### [DATA]
▽

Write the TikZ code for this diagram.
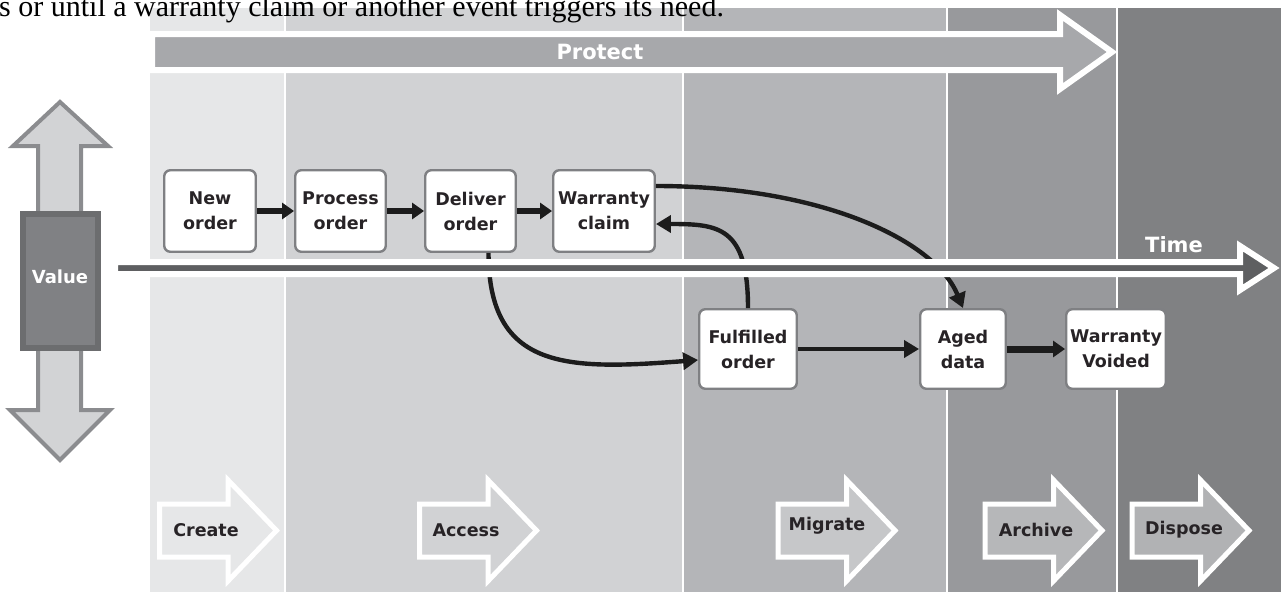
\documentclass[tikz,border=0pt]{standalone}
\usepackage{fontspec}
\usetikzlibrary{arrows.meta,calc}
\newfontfamily\labfont{DejaVu Sans}
\newfontfamily\bodyfont{Liberation Serif}
% column shades of the life-cycle phases
\definecolor{bandCreate}{HTML}{E6E7E8}
\definecolor{bandAccess}{HTML}{D1D2D4}
\definecolor{bandMigrate}{HTML}{B4B5B8}
\definecolor{bandArchive}{HTML}{98999C}
\definecolor{bandDispose}{HTML}{808183}
\definecolor{protectfill}{HTML}{A7A8AB}
\definecolor{timefill}{HTML}{5E5F61}
\definecolor{boxline}{HTML}{7F8083}
\definecolor{ink}{HTML}{272326}
\definecolor{arrowink}{HTML}{1C1C1C}
\definecolor{valueshaft}{HTML}{D2D3D5}
\definecolor{valueedge}{HTML}{8B8C8F}
\definecolor{valueouter}{HTML}{6C6D6F}
\definecolor{valueinner}{HTML}{808184}
\definecolor{phaseMigrate}{HTML}{C6C7C9}
\definecolor{phaseArchive}{HTML}{B6B7B9}
\definecolor{phaseDispose}{HTML}{B1B2B4}
\tikzset{
  stage/.style={draw=boxline, line width=2.4pt, fill=white, rounded corners=6pt,
    inner sep=0pt, align=center, text=ink,
    font=\labfont\bfseries\fontsize{17.5}{25}\selectfont},
  conn/.style={draw=arrowink, line width=4.4pt,
    -{Triangle[length=15pt,width=17pt]}},
  shortconn/.style={draw=arrowink, line width=6pt,
    -{Triangle[length=12pt,width=16pt]}},
  bigarrow/.style={draw=white, line width=6pt, line join=miter},
  whitelabel/.style={text=white, inner sep=0pt,
    font=\labfont\bfseries\fontsize{21}{24}\selectfont},
  phaselabel/.style={text=ink, inner sep=0pt,
    font=\labfont\bfseries\fontsize{17.5}{20}\selectfont},
}
\begin{document}
\begin{tikzpicture}[x=1pt,y=-1pt]
\useasboundingbox (0,0) rectangle (1281,592);
\clip (0,0) rectangle (1281,592);

% phase columns
\fill[bandCreate]  (150,8) rectangle (284.7,592);
\fill[bandAccess]  (284.7,8) rectangle (682.7,592);
\fill[bandMigrate] (682.7,8) rectangle (947.2,592);
\fill[bandArchive] (947.2,8) rectangle (1116.7,592);
\fill[bandDispose] (1116.7,8) rectangle (1281,592);
\foreach \sx in {284.7,682.7,947.2,1116.7}
  \draw[white, line width=1.6pt] (\sx,8) -- (\sx,592);

% Protect arrow across the top
\filldraw[bigarrow, fill=protectfill]
  (152,34) -- (1060,34) -- (1060,15) -- (1112,52) -- (1060,89) -- (1060,70) -- (152,70) -- cycle;
\node[whitelabel] (protect) at (600,52) {Protect};

% process steps
\node[stage, minimum width=91.5, minimum height=81.5] (new)   at (210,211)   {New\\order};
\node[stage, minimum width=90.5, minimum height=81.5] (proc)  at (340.5,211) {Process\\order};
\node[stage, minimum width=90.5, minimum height=81.5] (deliv) at (470.5,211) {Deliver\\order};
\node[stage, minimum width=101.5, minimum height=81.5] (claim) at (604,211)  {Warranty\\claim};
\node[stage, minimum width=97.5, minimum height=79.5] (ful)   at (748,349)   {Fulfilled\\order};
\node[stage, minimum width=85.5, minimum height=79.5] (aged)  at (963,349)   {Aged\\data};
\node[stage, minimum width=99.5, minimum height=79.5] (void)  at (1116,349)  {Warranty\\Voided};

% connectors
\draw[shortconn] (new) -- (proc);
\draw[shortconn] (proc) -- (deliv);
\draw[shortconn] (deliv) -- (claim);
\draw[conn] ($(claim.east)+(0,-25)$) .. controls +(165,0) and +(-28,-68) .. (aged.north);
\draw[conn] (ful.north) .. controls +(0,-82) and +(62,0) .. ($(claim.east)+(0,13)$);
\draw[conn] ($(deliv.south)+(18,0)$) .. controls +(0,118) and +(-130,10) .. ($(ful.west)+(0,11)$);
\draw[conn] (ful) -- (aged);
\draw[shortconn, line width=7pt] (aged) -- (void);

% Time axis
\filldraw[bigarrow, fill=timefill]
  (115,262) -- (1240,262) -- (1240,246) -- (1274,268) -- (1240,290) -- (1240,274) -- (115,274) -- cycle;
\node[whitelabel] (time) at (1174,245) {Time};

% Value double arrow
\filldraw[fill=valueshaft, draw=valueedge, line width=4pt, line join=miter]
  (60,102) -- (108,146) -- (81,146) -- (81,410) -- (110,410) -- (60,460)
  -- (10,410) -- (38,410) -- (38,146) -- (13,146) -- cycle;
\filldraw[fill=valueinner, draw=valueouter, line width=6pt] (23,214) rectangle (98,348);
\node[whitelabel, font=\labfont\bfseries\fontsize{18}{20}\selectfont] (value) at (60,277) {Value};

% phase arrows along the bottom
\foreach \L/\c/\t/\tx/\ty in {159.5/bandCreate/Create/206/530,
                              419.5/bandAccess/Access/466/530,
                              778/phaseMigrate/Migrate/827/526,
                              985/phaseArchive/Archive/1036/530,
                              1132/phaseDispose/Dispose/1184/530}{
  \filldraw[draw=white, line width=5pt, fill=\c, line join=miter]
    (\L,504) -- ({\L+68.5},504) -- ({\L+68.5},480) -- ({\L+117},530.5)
    -- ({\L+68.5},581) -- ({\L+68.5},557) -- (\L,557) -- cycle;
  \node[phaselabel] (ph-\t) at (\tx,\ty) {\t};
}

% running text of the page above
\node[anchor=base west, inner sep=0pt, text=black,
  font=\bodyfont\fontsize{30}{31}\selectfont] (lead) at (-1,16)
  {s or until a warranty claim or another event triggers its need.};
\end{tikzpicture}
\end{document}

△

### [GIVEN REQUEST]
Every line of the data should be copied as it stands, without the images.

### [FINISHED ANSWER]
Write the TikZ code for this diagram.
\documentclass[tikz,border=0pt]{standalone}
\usepackage{fontspec}
\usetikzlibrary{arrows.meta,calc}
\newfontfamily\labfont{DejaVu Sans}
\newfontfamily\bodyfont{Liberation Serif}
% column shades of the life-cycle phases
\definecolor{bandCreate}{HTML}{E6E7E8}
\definecolor{bandAccess}{HTML}{D1D2D4}
\definecolor{bandMigrate}{HTML}{B4B5B8}
\definecolor{bandArchive}{HTML}{98999C}
\definecolor{bandDispose}{HTML}{808183}
\definecolor{protectfill}{HTML}{A7A8AB}
\definecolor{timefill}{HTML}{5E5F61}
\definecolor{boxline}{HTML}{7F8083}
\definecolor{ink}{HTML}{272326}
\definecolor{arrowink}{HTML}{1C1C1C}
\definecolor{valueshaft}{HTML}{D2D3D5}
\definecolor{valueedge}{HTML}{8B8C8F}
\definecolor{valueouter}{HTML}{6C6D6F}
\definecolor{valueinner}{HTML}{808184}
\definecolor{phaseMigrate}{HTML}{C6C7C9}
\definecolor{phaseArchive}{HTML}{B6B7B9}
\definecolor{phaseDispose}{HTML}{B1B2B4}
\tikzset{
  stage/.style={draw=boxline, line width=2.4pt, fill=white, rounded corners=6pt,
    inner sep=0pt, align=center, text=ink,
    font=\labfont\bfseries\fontsize{17.5}{25}\selectfont},
  conn/.style={draw=arrowink, line width=4.4pt,
    -{Triangle[length=15pt,width=17pt]}},
  shortconn/.style={draw=arrowink, line width=6pt,
    -{Triangle[length=12pt,width=16pt]}},
  bigarrow/.style={draw=white, line width=6pt, line join=miter},
  whitelabel/.style={text=white, inner sep=0pt,
    font=\labfont\bfseries\fontsize{21}{24}\selectfont},
  phaselabel/.style={text=ink, inner sep=0pt,
    font=\labfont\bfseries\fontsize{17.5}{20}\selectfont},
}
\begin{document}
\begin{tikzpicture}[x=1pt,y=-1pt]
\useasboundingbox (0,0) rectangle (1281,592);
\clip (0,0) rectangle (1281,592);

% phase columns
\fill[bandCreate]  (150,8) rectangle (284.7,592);
\fill[bandAccess]  (284.7,8) rectangle (682.7,592);
\fill[bandMigrate] (682.7,8) rectangle (947.2,592);
\fill[bandArchive] (947.2,8) rectangle (1116.7,592);
\fill[bandDispose] (1116.7,8) rectangle (1281,592);
\foreach \sx in {284.7,682.7,947.2,1116.7}
  \draw[white, line width=1.6pt] (\sx,8) -- (\sx,592);

% Protect arrow across the top
\filldraw[bigarrow, fill=protectfill]
  (152,34) -- (1060,34) -- (1060,15) -- (1112,52) -- (1060,89) -- (1060,70) -- (152,70) -- cycle;
\node[whitelabel] (protect) at (600,52) {Protect};

% process steps
\node[stage, minimum width=91.5, minimum height=81.5] (new)   at (210,211)   {New\\order};
\node[stage, minimum width=90.5, minimum height=81.5] (proc)  at (340.5,211) {Process\\order};
\node[stage, minimum width=90.5, minimum height=81.5] (deliv) at (470.5,211) {Deliver\\order};
\node[stage, minimum width=101.5, minimum height=81.5] (claim) at (604,211)  {Warranty\\claim};
\node[stage, minimum width=97.5, minimum height=79.5] (ful)   at (748,349)   {Fulfilled\\order};
\node[stage, minimum width=85.5, minimum height=79.5] (aged)  at (963,349)   {Aged\\data};
\node[stage, minimum width=99.5, minimum height=79.5] (void)  at (1116,349)  {Warranty\\Voided};

% connectors
\draw[shortconn] (new) -- (proc);
\draw[shortconn] (proc) -- (deliv);
\draw[shortconn] (deliv) -- (claim);
\draw[conn] ($(claim.east)+(0,-25)$) .. controls +(165,0) and +(-28,-68) .. (aged.north);
\draw[conn] (ful.north) .. controls +(0,-82) and +(62,0) .. ($(claim.east)+(0,13)$);
\draw[conn] ($(deliv.south)+(18,0)$) .. controls +(0,118) and +(-130,10) .. ($(ful.west)+(0,11)$);
\draw[conn] (ful) -- (aged);
\draw[shortconn, line width=7pt] (aged) -- (void);

% Time axis
\filldraw[bigarrow, fill=timefill]
  (115,262) -- (1240,262) -- (1240,246) -- (1274,268) -- (1240,290) -- (1240,274) -- (115,274) -- cycle;
\node[whitelabel] (time) at (1174,245) {Time};

% Value double arrow
\filldraw[fill=valueshaft, draw=valueedge, line width=4pt, line join=miter]
  (60,102) -- (108,146) -- (81,146) -- (81,410) -- (110,410) -- (60,460)
  -- (10,410) -- (38,410) -- (38,146) -- (13,146) -- cycle;
\filldraw[fill=valueinner, draw=valueouter, line width=6pt] (23,214) rectangle (98,348);
\node[whitelabel, font=\labfont\bfseries\fontsize{18}{20}\selectfont] (value) at (60,277) {Value};

% phase arrows along the bottom
\foreach \L/\c/\t/\tx/\ty in {159.5/bandCreate/Create/206/530,
                              419.5/bandAccess/Access/466/530,
                              778/phaseMigrate/Migrate/827/526,
                              985/phaseArchive/Archive/1036/530,
                              1132/phaseDispose/Dispose/1184/530}{
  \filldraw[draw=white, line width=5pt, fill=\c, line join=miter]
    (\L,504) -- ({\L+68.5},504) -- ({\L+68.5},480) -- ({\L+117},530.5)
    -- ({\L+68.5},581) -- ({\L+68.5},557) -- (\L,557) -- cycle;
  \node[phaselabel] (ph-\t) at (\tx,\ty) {\t};
}

% running text of the page above
\node[anchor=base west, inner sep=0pt, text=black,
  font=\bodyfont\fontsize{30}{31}\selectfont] (lead) at (-1,16)
  {s or until a warranty claim or another event triggers its need.};
\end{tikzpicture}
\end{document}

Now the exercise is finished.